Meiner Ansicht nach sind sexuelle Kontakte zwischen Kindern und Erwachsenen grundsätzlich falsch und zu verurteilen. Auf den ersten Blick mag es daher logisch erscheinen, dass ich auch jegliche Gedanken an Sexualität mit Kindern verurteilen würde. Dieser Schluss lässt aber eine ganz wichtige Unterscheidung außer Acht: nämlich die Unterscheidung zwischen Fantasien und Handlungen. Aus der Ablehnung von Handlungen folgt nicht notwendigerweise, dass auch das Ablehnen von Fantasien, die diese Handlungen beinhalten.

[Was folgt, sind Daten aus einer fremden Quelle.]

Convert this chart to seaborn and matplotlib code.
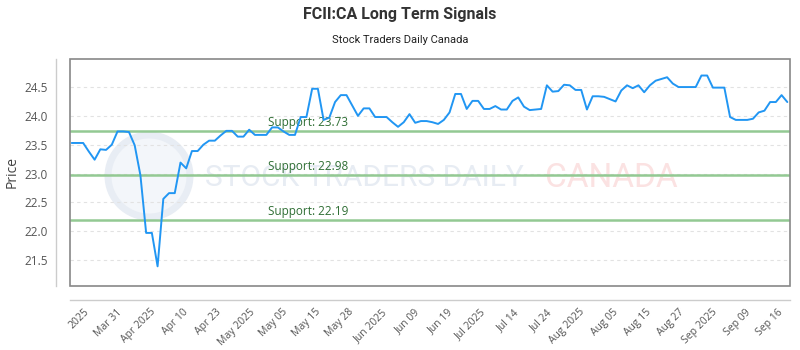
import numpy as np
import pandas as pd
import seaborn as sns
import matplotlib.pyplot as plt
from matplotlib.patches import Rectangle, Ellipse

# closing prices, one per trading day
price = [
    23.53, 23.53, 23.53, 23.38, 23.24, 23.42, 23.41, 23.50, 23.73, 23.73,
    23.72, 23.49, 22.97, 21.97, 21.97, 21.39, 22.56, 22.66, 22.66, 23.19,
    23.09, 23.39, 23.39, 23.50, 23.57, 23.57, 23.66, 23.74, 23.74, 23.64,
    23.64, 23.76, 23.67, 23.67, 23.67, 23.80, 23.80, 23.73, 23.67, 23.67,
    23.98, 23.98, 24.47, 24.47, 23.93, 23.97, 24.24, 24.36, 24.36, 24.18,
    24.00, 24.13, 24.13, 23.98, 23.98, 23.98, 23.89, 23.81, 23.89, 24.03,
    23.88, 23.91, 23.91, 23.89, 23.86, 23.93, 24.06, 24.38, 24.38, 24.12,
    24.26, 24.26, 24.12, 24.12, 24.17, 24.11, 24.11, 24.26, 24.32, 24.16,
    24.10, 24.11, 24.12, 24.53, 24.42, 24.43, 24.54, 24.53, 24.45, 24.45,
    24.11, 24.34, 24.34, 24.33, 24.29, 24.25, 24.44, 24.53, 24.48, 24.53,
    24.41, 24.53, 24.61, 24.64, 24.67, 24.56, 24.50, 24.50, 24.50, 24.50,
    24.70, 24.70, 24.49, 24.49, 24.49, 23.98, 23.93, 23.93, 23.93, 23.95,
    24.06, 24.09, 24.24, 24.24, 24.36, 24.24,
]
day = np.arange(len(price))

support_levels = [23.73, 22.98, 22.19]

x_labels = [
    "2025", "Mar 31", "Apr 2025", "Apr 10", "Apr 23", "May 2025", "May 05",
    "May 15", "May 28", "Jun 2025", "Jun 09", "Jun 19", "Jul 2025", "Jul 14",
    "Jul 24", "Aug 2025", "Aug 05", "Aug 15", "Aug 27", "Sep 2025", "Sep 09",
    "Sep 16",
]
y_ticks = [21.5, 22.0, 22.5, 23.0, 23.5, 24.0, 24.5]

df = pd.DataFrame({"day": day, "price": price})

sns.set_theme(style="white")
plt.rcParams["font.family"] = ["Open Sans", "DejaVu Sans"]

fig = plt.figure(figsize=(8, 3.5), dpi=100)
ax = fig.add_axes([0.0875, 0.183, 0.9, 0.649])

# spines first: moving them rebuilds the ticks
for side in ["left", "bottom"]:
    ax.spines[side].set_position(("outward", 10))
    ax.spines[side].set_color("#cccccc")
    ax.spines[side].set_linewidth(1)
for side in ["top", "right"]:
    ax.spines[side].set_visible(False)

# faint watermark behind the data
ax.add_patch(Ellipse((149 / 800, 1 - 176 / 350), 82 / 800, 82 / 350,
                     transform=fig.transFigure, facecolor="#f3f6fa",
                     edgecolor="#e8edf4", lw=5, zorder=0.2))
ax.text(205 / 800, 1 - 178 / 350, "STOCK TRADERS DAILY", fontsize=21.5,
        family="Roboto", color="#e7ecf3", va="center", ha="left",
        transform=fig.transFigure, zorder=0.3)
ax.text(545 / 800, 1 - 178 / 350, "CANADA", fontsize=24,
        family="Roboto", color="#fbe2e2", va="center", ha="left",
        transform=fig.transFigure, zorder=0.3)

for lvl in support_levels:
    ax.axhline(lvl, color="#93c993", lw=1.8, zorder=2)
    ax.annotate(f"Support: {lvl:.2f}", xy=(0.275, lvl),
                xycoords=("axes fraction", "data"), xytext=(0, 1.5),
                textcoords="offset points", fontsize=8.5, color="#2f6e34",
                va="bottom", ha="left", zorder=3)

sns.lineplot(data=df, x="day", y="price", ax=ax, color="#2196f3",
             lw=1.4, zorder=4)

ax.set_xlim(-0.3, len(price) - 1 + 0.47)
ax.set_ylim(21.05, 24.99)
ax.set_yticks(y_ticks)
ax.set_yticklabels([f"{t:.1f}" for t in y_ticks])
ax.set_xticks(np.linspace(3.5, 124.7, len(x_labels)))
ax.set_xticklabels(x_labels)
ax.tick_params(axis="y", length=0, labelsize=8.5, colors="#555555", pad=6)
ax.tick_params(axis="x", length=0, labelsize=7.5, colors="#555555", pad=5,
               labelrotation=45)
for lab in ax.get_xticklabels():
    lab.set_ha("right")
    lab.set_rotation_mode("default")
ax.set_xlabel("")
ax.set_ylabel("Price", fontsize=10, color="#444444", labelpad=3)

ax.grid(axis="y", color="#e2e2e2", ls=(0, (3, 3)), lw=0.8, zorder=1)
ax.grid(axis="x", visible=False)
ax.set_axisbelow(True)

ax.add_patch(Rectangle((0, 0), 1, 1, transform=ax.transAxes, fill=False,
                       edgecolor="#888888", lw=1.2, clip_on=False, zorder=5))

fig.text(0.5, 1 - 15 / 350, "FCII:CA Long Term Signals", ha="center",
         va="center", fontsize=11.5, fontweight="bold", family="Roboto",
         color="#333333")
fig.text(0.5, 1 - 40 / 350, "Stock Traders Daily Canada", ha="center",
         va="center", fontsize=8, family="Roboto", color="#222222")

fig.savefig("out.png", dpi=100)
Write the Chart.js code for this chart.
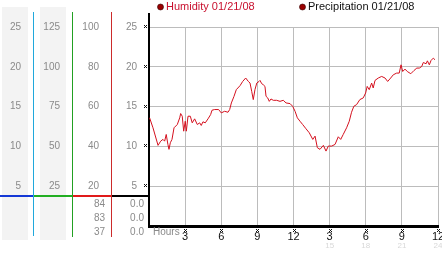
<!DOCTYPE html>
<html><head><meta charset="utf-8">
<script src="https://cdn.jsdelivr.net/npm/chart.js@4"></script>
<style>html,body{margin:0;padding:0;background:#fff;overflow:hidden}</style>
</head><body>
<canvas id="c" width="442" height="253"></canvas>
<script>
// ---- data ----
const hours = [0.05,0.33,0.75,0.97,1.16,1.30,1.43,1.57,1.66,1.77,
  1.91,2.08,2.35,2.55,2.63,2.76,2.88,3.01,3.10,3.24,
  3.43,3.59,3.79,4.01,4.21,4.34,4.48,4.67,4.90,5.12,
  5.23,5.45,5.78,6.00,6.28,6.56,6.70,6.84,7.06,7.25,
  7.56,7.78,8.03,8.25,8.39,8.53,8.66,8.80,8.95,9.14,
  9.22,9.36,9.49,9.63,9.72,9.86,9.99,10.13,10.32,10.60,
  10.88,11.15,11.38,11.71,11.93,12.13,12.32,12.54,12.76,13.04,
  13.31,13.60,13.79,13.98,14.20,14.48,14.70,14.89,15.17,15.45,
  15.72,15.92,16.13,16.41,16.63,16.82,17.01,17.24,17.51,17.79,
  17.99,18.12,18.29,18.49,18.62,18.77,19.04,19.32,19.60,19.82,
  20.07,20.29,20.57,20.78,20.93,21.07,21.26,21.45,21.74,22.01,
  22.24,22.45,22.65,22.78,23.01,23.12,23.28,23.42,23.61,23.75];
const humidity = [13.59,12.34,10.13,10.66,10.88,10.66,11.5,10.25,9.63,10.46,
  10.88,12.34,12.75,13.59,14.13,13.79,11.91,13.16,11.91,13.79,
  13.79,12.96,13.46,12.75,12.96,12.63,13.09,12.96,13.46,14.0,
  14.54,14.63,14.63,14.21,14.41,14.29,14.63,15.46,16.29,17.13,
  17.63,18.16,18.59,18.16,17.96,16.91,15.88,17.13,17.96,18.16,
  18.29,17.88,17.75,17.54,16.29,16.09,15.66,15.96,15.79,15.79,
  15.66,15.79,15.46,15.38,15.04,14.41,13.59,13.16,12.75,12.21,
  11.71,10.88,11.29,9.84,9.63,10.13,9.41,10.04,10.04,10.25,
  11.21,10.88,11.5,12.34,13.16,14.29,15.04,15.25,15.88,16.09,
  16.71,17.54,17.13,17.96,17.34,18.29,18.59,18.79,18.59,18.16,
  18.59,19.0,19.21,19.21,20.25,19.41,19.71,19.41,19.13,19.54,
  19.84,19.84,20.04,20.54,20.38,20.75,20.25,20.79,21.09,20.88];
const precipitation = [];
const seriesLabels = ['Humidity 01/21/08', 'Precipitation 01/21/08'];
const colALabels = ['5','10','15','20','25'];
const colBLabels = ['25','50','75','100','125'];
const colCLabels = ['20','40','60','80','100'];
const colDLabels = ['5','10','15','20','25'];
const hourLabels = ['3','6','9','12','3','6','9','12'];
const hourLabels24 = ['','','','','15','18','21','24'];
const humidityStats = ['84','83','37'];
const precipStats = ['0.0','0.0','0.0'];

// ---- helpers ----
const FONT = "'Liberation Sans', Arial, sans-serif";
const fixedWidth = w => s => { s.width = w; s.paddingTop = 0; s.paddingBottom = 0; };
const fixedHeight = h => s => { s.height = h; s.paddingLeft = 0; s.paddingRight = 0; };
const labelFrom = (arr, step) => v => (v > 0 && arr[Math.round(v / step) - 1]) || '';
const gridCol = c => (c.tick && c.tick.value === 0) ? 'rgba(0,0,0,0)' : '#bcbcbc';

function leftAxis(weight, width, labels, opts) {
  return Object.assign({
    type: 'linear', position: 'left', weight, min: 0, max: 25,
    afterFit: fixedWidth(width),
    ticks: { stepSize: 5, padding: 12, color: '#8a8a8a', font: { family: FONT, size: 10 }, callback: labelFrom(labels, 5) },
    grid: { display: false, drawTicks: false },
    border: { display: false }
  }, opts || {});
}

function mark(ctx, cx, cy) {
  ctx.fillRect(cx - 1, cy - 1, 1, 1); ctx.fillRect(cx + 1, cy - 1, 1, 1);
  ctx.fillRect(cx, cy, 1, 1);
  ctx.fillRect(cx - 1, cy + 1, 1, 1); ctx.fillRect(cx + 1, cy + 1, 1, 1);
}

const decor = {
  id: 'decor',
  beforeDraw(chart) {
    const { ctx, chartArea: ca, scales: s } = chart;
    ctx.save();
    ctx.fillStyle = '#f3f3f3';
    ctx.fillRect(s.yA.left + 2, ca.top - 20, s.yA.width - 7, ca.bottom - ca.top + 34);
    ctx.fillRect(s.yB.left + 7, ca.top - 20, s.yB.width - 13, ca.bottom - ca.top + 34);
    ctx.restore();
  },
  afterDraw(chart) {
    const { ctx, chartArea: ca, scales: s } = chart;
    ctx.save();
    const baseY = Math.round(s.y.getPixelForValue(5)) + 10;
    // coloured base segments
    [[s.yA, '#1438d6'], [s.yB, '#22ae22'], [s.yC, '#e01a1a'], [s.y, '#000']].forEach(([sc, col]) => {
      ctx.fillStyle = col;
      ctx.fillRect(sc.left, baseY - 1, sc.right - sc.left, 2);
    });
    // vertical separators
    [[s.yA, '#20a8dc', 10], [s.yB, '#22a022', 11], [s.yC, '#cc2b2b', 11]].forEach(([sc, col, ext]) => {
      ctx.fillStyle = col;
      ctx.fillRect(Math.round(sc.right), ca.top - 15, 1, ca.bottom - ca.top + 15 + ext);
    });
    ctx.fillStyle = '#000';
    ctx.fillRect(Math.round(ca.left) - 1, ca.top - 14, 2, 15);
    // tick marks
    ctx.fillStyle = '#111';
    s.y.ticks.forEach(t => { if (t.value > 0) mark(ctx, Math.round(ca.left) - 4, Math.round(s.y.getPixelForValue(t.value)) - 1); });
    s.x.ticks.forEach(t => { if (t.value > 0) mark(ctx, Math.round(s.x.getPixelForValue(t.value)), Math.round(ca.bottom) + 4); });
    // Hours label
    ctx.font = '10px ' + FONT;
    ctx.fillStyle = '#8a8a8a';
    ctx.textBaseline = 'middle';
    ctx.textAlign = 'left';
    ctx.fillText('Hours', ca.left + 4, ca.bottom + 6);
    // stats under the axes
    ctx.textAlign = 'right';
    humidityStats.forEach((t, i) => ctx.fillText(t, s.yC.right - 6, baseY + 8 + i * 14));
    precipStats.forEach((t, i) => ctx.fillText(t, s.y.right - 5, baseY + 8 + i * 14));
    // legend
    ctx.font = '11px ' + FONT;
    ctx.textAlign = 'left';
    const lx = [ca.left + 11.5, ca.left + 153.5];
    chart.data.datasets.forEach((d, i) => {
      ctx.beginPath();
      ctx.arc(lx[i], 7, 3, 0, Math.PI * 2);
      ctx.fillStyle = '#9a0000';
      ctx.fill();
      ctx.lineWidth = 0.6;
      ctx.strokeStyle = '#300';
      ctx.stroke();
      ctx.fillStyle = d.legendTextColor;
      ctx.fillText(d.label, lx[i] + 5.5, 7);
    });
    ctx.restore();
  }
};

new Chart(document.getElementById('c'), {
  type: 'line',
  data: {
    datasets: [
      { label: seriesLabels[0], data: hours.map((h, i) => ({ x: h, y: humidity[i] })),
        borderColor: '#d4101e', borderWidth: 1, pointRadius: 0, tension: 0, fill: false,
        legendTextColor: '#c8102e', xAxisID: 'x', yAxisID: 'y' },
      { label: seriesLabels[1], data: precipitation,
        borderColor: '#000', borderWidth: 1, pointRadius: 0, fill: false,
        legendTextColor: '#111', xAxisID: 'x', yAxisID: 'y' }
    ]
  },
  options: {
    responsive: false, animation: false, devicePixelRatio: 1,
    layout: { padding: { top: 27, right: 4, left: 0, bottom: 0 } },
    plugins: { legend: { display: false }, tooltip: { enabled: false } },
    scales: {
      x: { type: 'linear', position: 'bottom', weight: 0, min: 0, max: 24,
        afterFit: fixedHeight(15),
        ticks: { stepSize: 3, padding: 4, autoSkip: false, maxRotation: 0, color: '#111',
          font: { family: FONT, size: 11 }, callback: labelFrom(hourLabels, 3) },
        grid: { color: gridCol, drawTicks: false },
        border: { color: '#000', width: 3 } },
      x2: { type: 'linear', position: 'bottom', weight: 1, min: 0, max: 24,
        afterFit: fixedHeight(12),
        ticks: { stepSize: 3, padding: 0, autoSkip: false, maxRotation: 0, color: '#d8d8d8',
          font: { family: FONT, size: 8 }, callback: labelFrom(hourLabels24, 3) },
        grid: { display: false, drawTicks: false }, border: { display: false } },
      y: leftAxis(0, 38, colDLabels, {
        grid: { color: gridCol, drawTicks: false },
        border: { display: true, color: '#000', width: 2 } }),
      yC: leftAxis(1, 39, colCLabels),
      yB: leftAxis(2, 39, colBLabels),
      yA: leftAxis(3, 33, colALabels)
    }
  },
  plugins: [decor]
});
</script>
</body></html>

Ich habe kein Problem damit, wenn etwa jemand in virtuellen Welten an der Spielkonsole Menschen massenweise ermordet, aber ich habe durchaus ein Problem damit, wenn jemand in der Realität sich eine Waffe schnappt und damit anfängt, Menschen zu erschießen. Meine Haltung zu sexuellen Fantasien mit Kindern ist ähnlich. Ich habe kein Problem damit, dass jemand sexuelle Fantasien hat, egal wie "extrem", gewalttätig oder unmoralisch (in der Realität ausgelebt) diese sein mögen, und diese Fantasien zur eigenen Befriedigung benutzt. Ich habe schließlich selber einen Haufen Fantasien, deren Ausleben in der Realität äußerst traumatisierend für die Beteiligten wären. Es ist lediglich das Umsetzen dieser Fantasien in der Realität, das ich ablehne.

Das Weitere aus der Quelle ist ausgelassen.